New York

Daisy Youngblood

McKee Gallery

The only disruption in this austere, brightly illuminated space was the diminutive work of Daisy Youngblood—a community of small votive objects scattered around these ample rooms. Mounted directly on the walls or placed on tall pedestals, Youngblood’s clay sculptures seemed to undermine the carefully constructed serenity of their environment.

Each piece embodied abandonment or carried in its contours some trace of injury, age, or lifelong struggle. Foreshortened Horse, 1992, was mounted at eye level, projecting from the wall at mid body to animate a space that extended well beyond its Lilliputian dimensions. The neck turned sharply, its head tucked back in a graceful gesture of deference or perhaps disdain. This elegiac form spoke of unimaginable sorrow and sounded less expected notes of uncompromising defiance.

Standing on a chest-high pedestal, Little Elephant, 1991, was tragically whimsical. Youngblood placed this bantam-sized beast in a dramatic pose—legs spread, head level and trunk down—eschewing detail in favor of a more abstract, gestural impression. In sharp disjunction, three of the creature’s legs and the tail were wooden pieces: the legs were solid branches, hastily appended prostheses; the tail a delicate twig inscribing space. The awkwardness and anguish of a body in pain stirred a deep-seated ache.

Like the figurehead of an old sailing vessel, Old Woman, 1991, consisted of a head and torso mounted at a gentle angle from the wall.

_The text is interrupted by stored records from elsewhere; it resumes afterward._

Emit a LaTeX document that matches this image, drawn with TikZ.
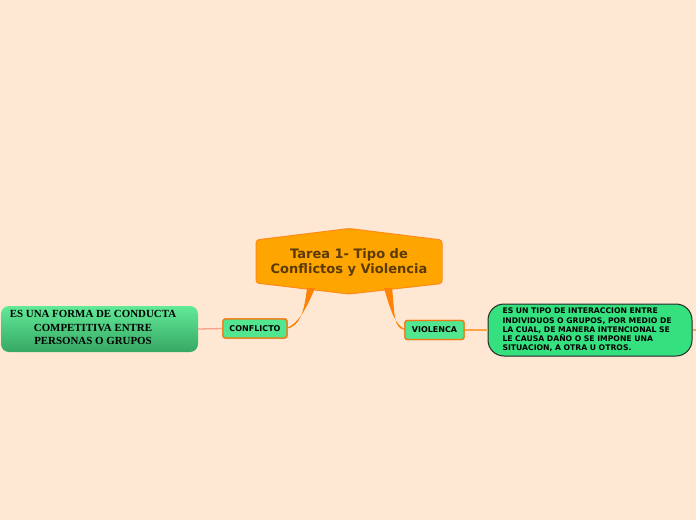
\documentclass[tikz,border=0pt]{standalone}
\usepackage{fontspec}
\usetikzlibrary{calc}
\setmainfont{DejaVu Sans}
\newfontfamily\slabfont{Liberation Serif}
\definecolor{bg}{HTML}{FEE8D4}
\definecolor{hexfill}{HTML}{FFA500}
\definecolor{hexline}{HTML}{FF8A1A}
\definecolor{hextext}{HTML}{5A3A08}
\definecolor{mint}{HTML}{52E690}
\definecolor{mintline}{HTML}{F27A12}
\definecolor{branch}{HTML}{FF8205}
\definecolor{salmon}{HTML}{F9A08C}
\definecolor{lightor}{HTML}{FFA347}
\definecolor{rightfill}{HTML}{35E07F}
\definecolor{lefttop}{HTML}{62EA97}
\definecolor{leftbot}{HTML}{36A864}
\tikzset{
  subbox/.style={draw=mintline, fill=mint, line width=1.4pt, rounded corners=2.5pt,
    font=\bfseries\fontsize{8}{9}\selectfont, inner sep=0pt, text=black},
}
\begin{document}
\begin{tikzpicture}[x=1pt,y=-1pt]
\useasboundingbox[fill=bg] (0,0) rectangle (696,520);
\node[subbox, minimum width=64pt, minimum height=19pt] (conf) at (255,328.5) {CONFLICTO};
\node[subbox, minimum width=59pt, minimum height=19pt] (viol) at (434.5,330) {VIOLENCA};
\node[draw=black!85, fill=rightfill, line width=1pt, rounded corners=16pt,
  minimum width=204pt, minimum height=52pt, text width=175pt, inner xsep=14pt,
  align=left, font=\bfseries\fontsize{7.7}{9.3}\selectfont] (def2) at (590,330)
  {ES UN TIPO DE INTERACCION ENTRE\\INDIVIDUOS O GRUPOS, POR MEDIO DE\\LA CUAL, DE MANERA INTENCIONAL SE\\LE CAUSA DAÑO O SE IMPONE UNA\\SITUACION, A OTRA U OTROS.};
\node[rounded corners=8pt, top color=lefttop, bottom color=leftbot,
  minimum width=197pt, minimum height=46pt, inner sep=0pt] (def1) at (99.5,329) {};
\node[font=\slabfont\bfseries\fontsize{10.9}{13.3}\selectfont, align=center, text=black, inner sep=0pt] (def1t) at (93,327.5)
  {ES UNA FORMA DE CONDUCTA\\COMPETITIVA ENTRE\\PERSONAS O GRUPOS};
% central hexagon
\draw[fill=hexfill, draw=hexline, line width=1pt, rounded corners=3pt]
  (256,240) -- (349,228.5) -- (442,240) -- (442,283.5) -- (349,294) -- (256,283) -- cycle;
\node[font=\bfseries\fontsize{13}{15}\selectfont, text=hextext, align=center] (main) at (349,262.5)
  {Tarea 1- Tipo de\\Conflictos y Violencia};
\coordinate (mainL) at (311,288);
\coordinate (mainR) at (388,288);
% tapered branches
\fill[branch] ($(mainL)+(-4,0)$) .. controls (304,314) and (299,326) .. (conf.east)
  -- ($(conf.east)+(0,-1)$) .. controls (298,323) and (306,310) .. ($(mainL)+(4,0)$) -- cycle;
\fill[branch] ($(mainR)+(-4,0)$) .. controls (391,312) and (395,324) .. ($(viol.west)+(0,-1)$)
  -- (viol.west) .. controls (393,327) and (395,314) .. ($(mainR)+(4,0)$) -- cycle;
% straight links
\draw[salmon, line width=1.3pt] (def1.east) -- (conf.west);
\draw[lightor, line width=1.3pt] (viol.east) -- (def2.west);
\coordinate (stub) at (696,330);
\draw[lightor, line width=1.3pt] (def2.east) -- (stub);
% redraw nodes on top of branch ends
\node[subbox, minimum width=64pt, minimum height=19pt] at (conf) {CONFLICTO};
\node[subbox, minimum width=59pt, minimum height=19pt] at (viol) {VIOLENCA};
\end{tikzpicture}
\end{document}
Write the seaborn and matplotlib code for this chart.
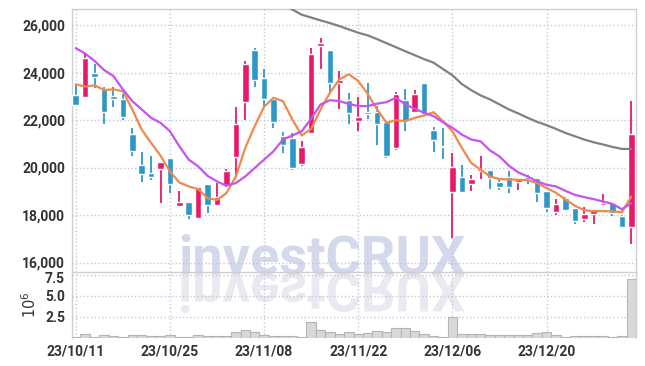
import matplotlib
matplotlib.use("Agg")
import matplotlib.pyplot as plt
import seaborn as sns
import numpy as np
from matplotlib.textpath import TextPath
from matplotlib.patches import PathPatch
from matplotlib.font_manager import FontProperties
from matplotlib.transforms import Affine2D, ScaledTranslation
from matplotlib.ticker import FuncFormatter

# =========================
# DATA (daily candles)
# =========================
opens = [23050, 22970, 23980, 23320, 23000, 22880, 21430, 20120, 19780, 19960,
         20420, 18390, 18560, 17860, 19320, 18440, 19280, 20430, 22760, 24940,
         23790, 22870, 21350, 21240, 20150, 21450, 25120, 24940, 23550, 22840,
         21960, 22340, 22340, 21910, 20830, 22830, 22340, 23550, 21600, 20920,
         18990, 19600, 19320, 19870, 19910, 19400, 19600, 19390, 19620, 19560,
         19020, 18140, 18710, 18290, 17820, 18030, 18430, 18500, 17940, 17510]
highs = [23500, 24780, 24350, 23410, 23410, 23080, 21680, 20660, 20500, 20250,
         20420, 19010, 18560, 19190, 19320, 19350, 19940, 22560, 24490, 25020,
         24170, 22870, 21490, 21460, 21140, 25020, 25440, 24940, 24070, 23150,
         22970, 23580, 22590, 21910, 23200, 23320, 23270, 23580, 21700, 21680,
         20620, 20090, 19700, 20470, 19910, 19560, 19840, 19530, 19700, 19560,
         19020, 18670, 18780, 18290, 18330, 18250, 18900, 18500, 18000, 22800]
lows = [22620, 22970, 23370, 21820, 22560, 22020, 20470, 19390, 19480, 18500,
        18920, 18390, 17820, 17860, 18080, 18440, 19200, 19620, 22020, 23410,
        22520, 21680, 20620, 19880, 20050, 21450, 24140, 23150, 22480, 21820,
        21560, 22050, 20960, 20400, 20720, 21530, 22340, 22240, 20660, 20370,
        17020, 18920, 19020, 19510, 19090, 19060, 18920, 19060, 19300, 18570,
        18140, 18000, 18210, 17620, 17720, 17620, 18360, 17960, 17510, 16770]
closes = [22620, 24600, 23820, 22340, 22880, 22120, 20690, 19740, 19620, 20250,
          19290, 18530, 18000, 19190, 18440, 18760, 19870, 21840, 24350, 23690,
          22870, 21910, 20940, 19970, 20870, 24780, 25240, 23550, 23690, 22280,
          22140, 22260, 21820, 20500, 23080, 21960, 23120, 22240, 21180, 20860,
          20010, 18960, 19530, 19920, 19570, 19160, 19160, 19510, 19530, 18920,
          18280, 18460, 18210, 17760, 18050, 18240, 18520, 18080, 17510, 21430]
volume_m = [0.1, 0.4, 0.1, 0.25, 0.15, 0.1, 0.35, 0.25, 0.12, 0.2,
            0.25, 0.1, 0.1, 0.35, 0.2, 0.2, 0.2, 0.7, 0.95, 0.6,
            0.35, 0.2, 0.2, 0.2, 0.1, 1.9, 0.85, 0.6, 0.4, 0.7,
            0.45, 0.55, 0.75, 0.6, 1.1, 1.1, 0.75, 0.45, 0.2, 0.1,
            2.4, 0.4, 0.4, 0.45, 0.25, 0.25, 0.35, 0.35, 0.25, 0.5,
            0.6, 0.3, 0.1, 0.2, 0.2, 0.2, 0.2, 0.1, 0.2, 7.0]

# moving averages as drawn on the chart
ma5 = [23505, 23410, 23465, 23265, 23295, 23220, 22450, 21600, 21040, 20500,
       19840, 19370, 19205, 19090, 18710, 18635, 18925, 19625, 20830, 21740,
       22560, 22940, 22800, 22025, 21350, 21630, 22450, 23155, 23715, 23930,
       23645, 23110, 22450, 21885, 21995, 21955, 22095, 22195, 22335, 21955,
       21530, 20830, 20195, 19910, 19625, 19515, 19500, 19485, 19470, 19345,
       19135, 18940, 18655, 18395, 18205, 18160, 18170, 18150, 18120, 18780]
ma10 = [25030, 24805, 24490, 24110, 23855, 23295, 22800, 22450, 22095, 21885,
        21530, 20895, 20335, 20050, 19650, 19415, 19235, 19345, 19625, 19980,
        20335, 20685, 21180, 21350, 21530, 22055, 22660, 22840, 22800, 22680,
        22590, 22590, 22690, 22755, 22940, 22660, 22475, 22310, 22165, 21910,
        21675, 21390, 21180, 21105, 20720, 20470, 20080, 19795, 19625, 19415,
        19275, 19205, 19020, 18850, 18755, 18670, 18570, 18470, 18245, 18500]
ma60 = [None] * 22 + [
        26890, 26655, 26440, 26320, 26200, 26085, 25960, 25820, 25680, 25570,
        25410, 25240, 25070, 24900, 24735, 24565, 24420, 24150, 23890, 23520,
        23260, 23040, 22870, 22660, 22450, 22280, 22095, 21925, 21785, 21630,
        21460, 21320, 21180, 21065, 20970, 20870, 20785, 20785]

tick_labels = ["23/10/11", "23/10/25", "23/11/08", "23/11/22", "23/12/06", "23/12/20"]

# =========================
# STYLE
# =========================
sns.set_style("white")
plt.rcParams['font.family'] = ['Roboto', 'DejaVu Sans']

UP = "#e8196b"
DOWN = "#2f97c8"
GRID = "#c4c7de"
SPINE = "#cfcfcf"
TXT = "#333333"

W, H = 645, 366
fig = plt.figure(figsize=(W / 100, H / 100), dpi=100, facecolor="white")
ax = fig.add_axes([72 / W, 1 - 272 / H, (636 - 72) / W, (272 - 9) / H])
axv = fig.add_axes([72 / W, 1 - 337.5 / H, (636 - 72) / W, (337.5 - 272) / H])
for a in (ax, axv):
    a.set_facecolor("none")

# =========================
# WATERMARK (text + mirrored copy)
# =========================
wm_prop = FontProperties(family=['Roboto', 'DejaVu Sans'], weight='bold')
x0, x1, y_base = 178, 465, 273
wm = fig.text(x0 / W, (H - y_base) / H, "investCRUX", fontproperties=wm_prop,
              fontsize=40, color="#d3d8ea", ha="left", va="baseline", zorder=-1)
r = fig.canvas.get_renderer()
fs = 40 * (x1 - x0) / wm.get_window_extent(r).width
wm.set_fontsize(fs)
tp = TextPath((0, 0), "investCRUX", size=fs * 100 / 72, prop=wm_prop)
tr_ref = Affine2D().scale(1, -1).translate(x0, H - y_base)
fig.add_artist(PathPatch(tp, transform=tr_ref, fc="#e8e9f1", ec="none", zorder=-1))

# =========================
# CANDLES
# =========================
o = np.array(opens)
h = np.array(highs)
l = np.array(lows)
c = np.array(closes)
idx = np.arange(len(c))
cols = np.where(c >= o, UP, DOWN)

ax.vlines(idx, l, h, colors=cols, lw=1.3, zorder=2)
ax.bar(idx, np.maximum(np.abs(c - o), 50), bottom=np.minimum(o, c),
       width=0.7, color=cols, zorder=3)

sns.lineplot(x=idx, y=ma5, ax=ax, color="#ef8a4c", lw=1.6, zorder=4)
sns.lineplot(x=idx, y=ma10, ax=ax, color="#c653ee", lw=1.6, zorder=4)
m60 = np.array([np.nan if v is None else v for v in ma60], dtype=float)
ok = ~np.isnan(m60)
sns.lineplot(x=idx[ok], y=m60[ok], ax=ax, color="#808080", lw=1.6, zorder=4)

# =========================
# VOLUME
# =========================
sns.barplot(x=idx, y=np.array(volume_m) * 1e6, native_scale=True, ax=axv,
            width=1.0, color="#d8d8d8", edgecolor="#b4b4b4", linewidth=0.8,
            saturation=1)

# =========================
# AXES
# =========================
for a in (ax, axv):
    a.set_xlim(-0.4, 59.5)
    a.set_xticks(range(0, 60, 10))
    a.grid(True, ls=":", color=GRID, lw=1)
    a.tick_params(length=0, labelcolor=TXT, labelsize=10)
    for s in a.spines.values():
        s.set_color(SPINE)
        s.set_linewidth(1)
    a.set_xlabel("")

ax.set_ylim(15600, 26680)
ax.set_yticks(range(16000, 26001, 2000))
ax.yaxis.set_major_formatter(FuncFormatter(lambda v, p: f"{int(v):,}"))
ax.tick_params(labelbottom=False, pad=5)
ax.set_ylabel("")

axv.set_ylim(0, 7.8e6)
axv.set_yticks([2.5e6, 5e6, 7.5e6])
axv.yaxis.set_major_formatter(FuncFormatter(lambda v, p: f"{v / 1e6:.1f}"))
axv.set_xticklabels(tick_labels)
axv.tick_params(axis="x", pad=5)
axv.tick_params(axis="y", pad=5)
axv.spines["top"].set_visible(False)
axv.spines["bottom"].set_visible(False)
axv.set_ylabel("$10^6$", fontsize=10.5, color=TXT, labelpad=4)

for t in ax.get_yticklabels() + axv.get_yticklabels() + axv.get_xticklabels():
    t.set_fontweight("bold")

# top volume label sits a little below its gridline, as in the original
top_lbl = axv.yaxis.get_major_ticks()[-1].label1
top_lbl.set_transform(top_lbl.get_transform() + ScaledTranslation(0, -0.025, fig.dpi_scale_trans))

fig.savefig("out.png", dpi=100, facecolor="white")
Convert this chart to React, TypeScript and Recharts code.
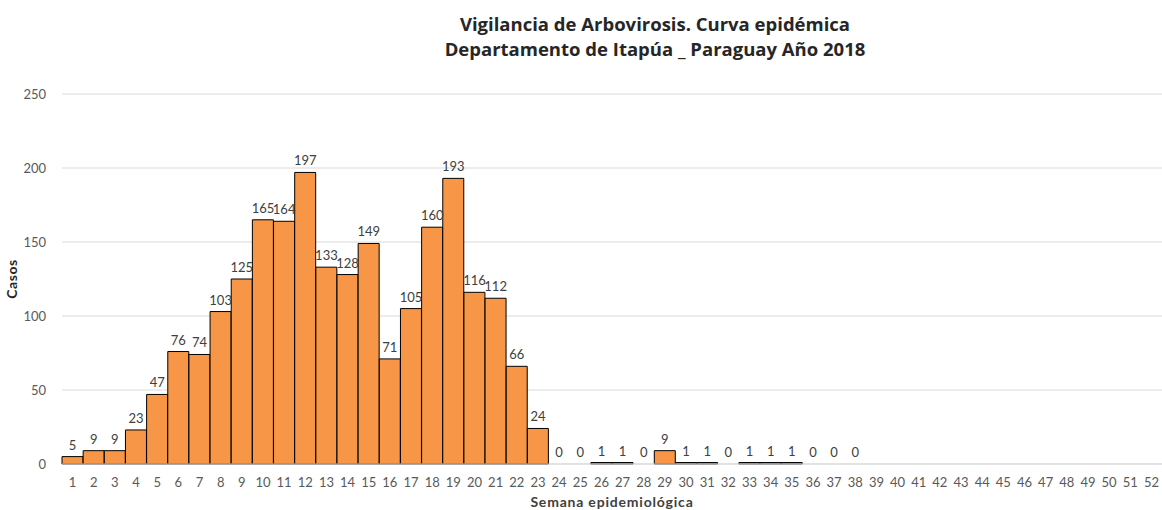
import { ComposedChart, Bar, Line, XAxis, YAxis, CartesianGrid } from 'recharts';

const weeks = Array.from({ length: 52 }, (_, i) => String(i + 1));

// casos por semana epidemiológica (semanas 39-52 sin dato)
const casos: (number | null)[] = [
  5, 9, 9, 23, 47, 76, 74, 103, 125, 165, 164, 197, 133, 128, 149, 71, 105, 160, 193, 116,
  112, 66, 24, 0, 0, 1, 1, 0, 9, 1, 1, 0, 1, 1, 1, 0, 0, 0,
  null, null, null, null, null, null, null, null, null, null, null, null, null, null,
];

const yTicks = [0, 50, 100, 150, 200, 250];

const titleLines = [
  'Vigilancia de Arbovirosis. Curva epidémica',
  'Departamento de Itapúa _ Paraguay Año 2018',
];

const data = weeks.map((w, i) => ({ semana: w, casos: casos[i] }));

const FONT = 'Lato, "Open Sans", sans-serif';

// bar labels drawn from an invisible line so that zero weeks get their "0" too
const renderValue = (props: any) => {
  const { x, y, value, index } = props;
  if (value === null || value === undefined || y == null) return null;
  return (
    <text
      key={`v-${index}`}
      x={x}
      y={Number(y) - 7}
      textAnchor="middle"
      fontSize={13}
      fill="#404040"
      fontFamily={FONT}
    >
      {value}
    </text>
  );
};

export default function App() {
  return (
    <div style={{ position: 'absolute', left: 0, top: 0, width: 1162, height: 510, background: '#fff', fontFamily: FONT }}>
      <div
        style={{
          position: 'absolute',
          left: 150,
          width: 1010,
          top: 11,
          textAlign: 'center',
          fontSize: 18.5,
          fontWeight: 700,
          lineHeight: '25px',
          color: '#262626',
          fontFamily: '"Open Sans", sans-serif',
        }}
      >
        {titleLines.map((t) => (
          <div key={t}>{t}</div>
        ))}
      </div>
      <ComposedChart
        width={1162}
        height={510}
        data={data}
        margin={{ top: 94, right: 0, left: 0, bottom: 16 }}
        barCategoryGap={0}
        barGap={0}
      >
        <CartesianGrid vertical={false} stroke="#d9d9d9" />
        <XAxis
          dataKey="semana"
          interval={0}
          height={30}
          tickLine={false}
          axisLine={{ stroke: '#d9d9d9' }}
          tick={{ fontSize: 13, fill: '#595959', fontFamily: FONT }}
          tickMargin={8}
          label={{
            value: 'Semana epidemiológica',
            position: 'insideBottom',
            offset: -13,
            style: { fontSize: 14, fontWeight: 700, fill: '#404040', fontFamily: FONT, letterSpacing: 0.8 },
          }}
        />
        <YAxis
          width={62}
          domain={[0, 250]}
          ticks={yTicks}
          tickLine={false}
          axisLine={false}
          tick={{ fontSize: 13, fill: '#595959', fontFamily: FONT }}
          tickMargin={10}
          label={{
            value: 'Casos',
            angle: -90,
            position: 'insideLeft',
            offset: 12,
            style: { fontSize: 14, fontWeight: 700, fill: '#262626', fontFamily: FONT, textAnchor: 'middle', letterSpacing: 0.6 },
          }}
        />
        <Bar dataKey="casos" fill="#F79646" stroke="#000" strokeWidth={1} isAnimationActive={false} />
        <Line
          dataKey="casos"
          stroke="none"
          dot={false}
          activeDot={false}
          legendType="none"
          label={renderValue}
          isAnimationActive={false}
        />
      </ComposedChart>
    </div>
  );
}
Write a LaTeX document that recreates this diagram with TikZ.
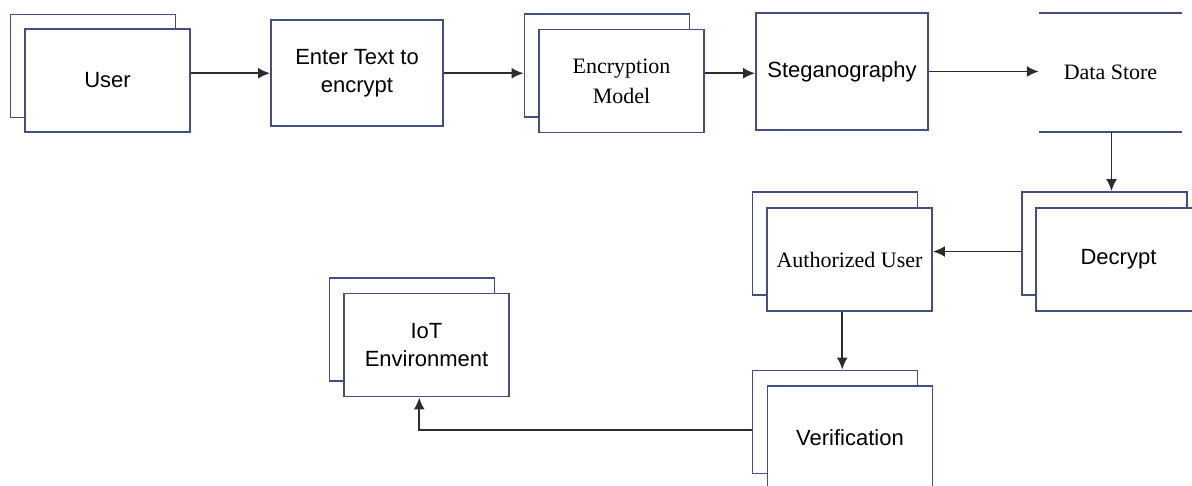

Slouching into space, the coarse, low-fired terra-cotta figure was marked with the bleakness of age, a once-supple body awkwardly twisted by brittle and bent bones: its arms were absent and its shoulders hunched; its breasts misshapen by age; its head a fragile orb without hair or ears, the only evidence of the memory of sight two vacant sockets. In neither a grin nor a grimace, the figure’s mouth parted slightly to reveal four delicate teeth like those of an infant.

Gaston Bachelard, Susan Stewart, and others have considered the persuasive powers of the miniature. The small-scale object or figure condenses human emotions—pain, ecstasy, fear—with bold authority. It is as if by reducing the size, the object projects a feeling of greater potential: the magnitude of ideas is in inverse proportion to the scale of the objects. All of Youngblood’s sculptures were exquisite studies of scale offering only a slight materiality to alter—to disturb—the large, antiseptic environment. Each piece registered an obsession for restrained inquiry in order to discern how little physical evidence is required to convey ideas about the human condition.

Portrait of Savannah, 1991, foregrounded the visceral quality of its materials. This particular portrait was a small head with haunting, empty eyes and an open, uncomprehending mouth. The head appeared as if it had been wrapped in bandages like a victim of violence or a mummified corpse. Supported precariously by a fragile neck, it tapered to a small, tentative base. As with all of Youngblood’s work, the spare physicality of this piece belies its disquieting multivalency.